Alguna vez, buscando unos muy recomendados choripanes callejeros en Buenos Aires, nos perdimos y fuimos a dar a un peligroso momento del cual por poco no salimos. Terminaba un partido entre Boca y River y nosotros, detrás de los choripanes, quedamos en la mitad del enfrentamiento entre las barras bravas. Hasta el hambre se nos quitó del susto. 
La búsqueda de perros calientes típicos ha dado para varios de los retos producidos por las comidas de la calle. Una vez, salimos a buscar un perro caliente típico alemán con salchicha de proporciones faraónicas y sabor callejero. El compañero encargado de la expedición, en búsqueda de caninos gigantes comestibles, había pasado muchas vacaciones en Berlín, de manera que nos llevaba con seguridad, pero nunca encontró el camino ni el lugar. La búsqueda de esos perros se convirtió en un reto para los pies. Caminamos alrededor de ocho kilómetros y nada del famoso perro callejero berlinés. Terminamos comiendo unas salchichas normalitas y caras en un restaurante marca X. 

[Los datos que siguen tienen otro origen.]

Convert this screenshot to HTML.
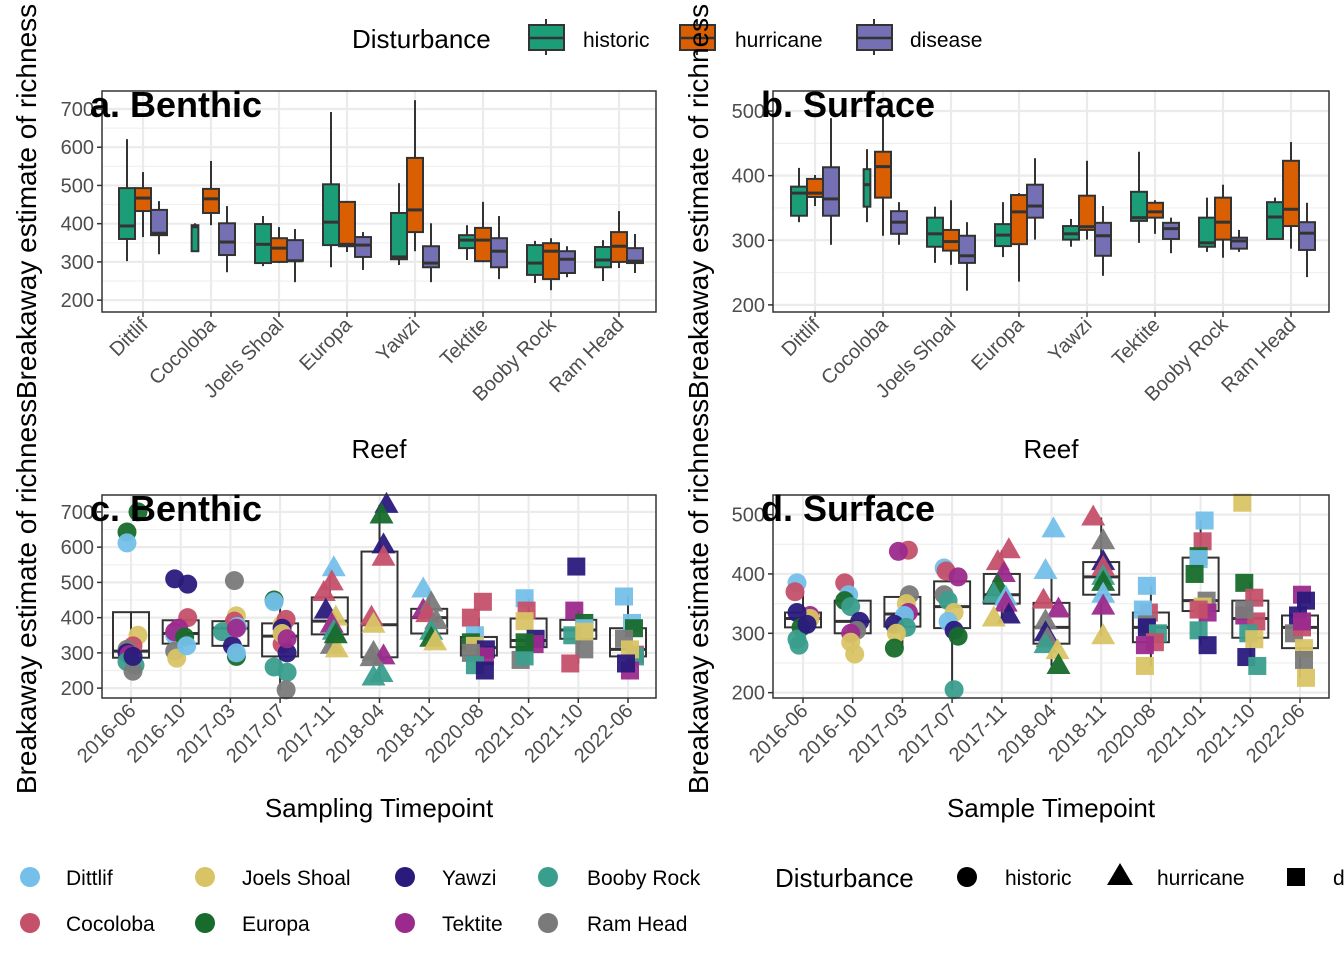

Pero si de perros caros se trata, ninguno le gana a un medio perro que comí en San Francisco. Caminábamos por el emblemático puerto de la ciudad y me encontré con una venta de "Hot Dogs" con todas las características de un buen perro callejero, salchicha gruesa aunque no grande, abundantes salsas para servírselas "ad libitum" y Coca Cola incluida en el precio. Sin pensarlo y sin mirar la letra menuda pedí uno. El impulso fue seguido por un colega igual de antojado que me pidió la mitad para probar. El sabor del pan y el perro en general cumplieron las expectativas, de manera que fui a pagar para pedir otro más, cuando me enfrenté con un nuevo reto de la comida ambulante. Diez dolaretes cobraron por el perro y la gaseosa. La comida rápida más cara de la historia, medio perro, dos bocados, por diez dólares. Todo debido al renombrado lugar en donde se compró. 
Ahora, cuando de renombrados y glamurosos lugares se trata nada como París. Pues en la ciudad luz también se enfrentan retos con la comida callejera. Alguna vez, en la famosa plaza de Trocadero, mi hija fue a comprar unos crepes con nutela vendidos en carros ambulantes. Notamos que había dos ventas de estas características. Siguiendo el aforismo que en donde hay más gente debe ser mejor la comida nos fuimos a comprar en donde había cola. Dos animadas jóvenes afrodescendientes atendían el carro. El sazón afro, pensé, debe establecer la diferencia con el otro carro, que de paso era atendido por rubias desendientes celtas.  Mi hija animada por el lugar no se percató del arduo trabajo de las jóvenes. Preparaban los crepés, servían refrescos y cobraban, hacían de todo y sin guantes, por supuesto. Ese era el secreto del sabor. El carro sin clientela en cambio, parecía cumplir las reglas de la higiene. 
Lo que me lleva al último comentario, la comida callejera más sabrosa es la que impone retos. El problema es cuando el reto es para la salud.